Business Week

Business Week
Once there was a house-organ named System. The Shaw-Walker Furniture Co.
of Chicago handed it around to the employes. Outsiders liked it so
well that Arch Wilkinson Shaw found it would make money. He changed its
name to System, The Magazine of Business, broadened its appeal,
became Publisher Shaw. Circulalation increased still more. So
Publisher Shaw made two magazines of it, called one System, the other
The Magazine of Business. Both were monthlies. The first concerned
itself with Office Management, the second with Big Business. In such
form they became a part, last year, of the chain of magazines published
by McGraw-Hill Publishing Co.*
Last week another change was announced. Starting with next September,
The Magazine of Business will
become a weekly called The Business Week. System will go on as
before. But The Business Week, instead of having general discourses on
business, industry, finance, will pertain most specifically to business
news, with merely some of the features of the old magazine.

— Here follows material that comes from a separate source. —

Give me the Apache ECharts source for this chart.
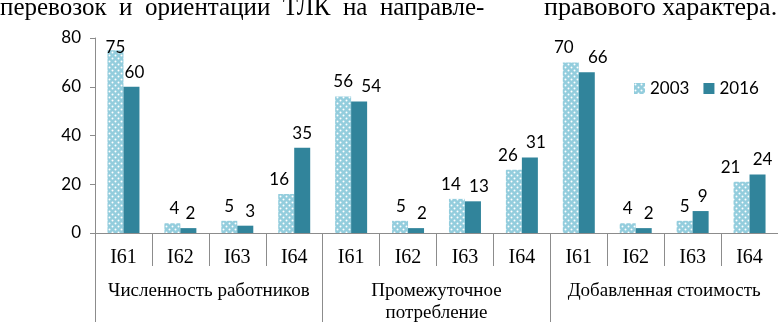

Thus did
full-page advertisements in metropolitan newspapers tell about The
Business Week : “It will be preeminently the business man’s journal of business news,
vital and vivacious, informative and dynamic, with something American
in its every characteristic. It will be keyed to the spirit of the
new tempo in business. “The Business Week will be operated so close to the news that the
business world will get the news that counts while it is still hot; but
it will be sufficiently after the event to enable the editors to clothe
the facts with their full significance to business men.” Its size will be 8¾ in. by 11⅞ in. ; its cost: 15 cents an issue, $5 a year. Circulation at the
outset, its publishers promise, will be 75,000. *McGraw-Hill publishes 26 magazines, mostly technical. Some
are: Electrical World, Coal Age, Aviation, Power, Textile World.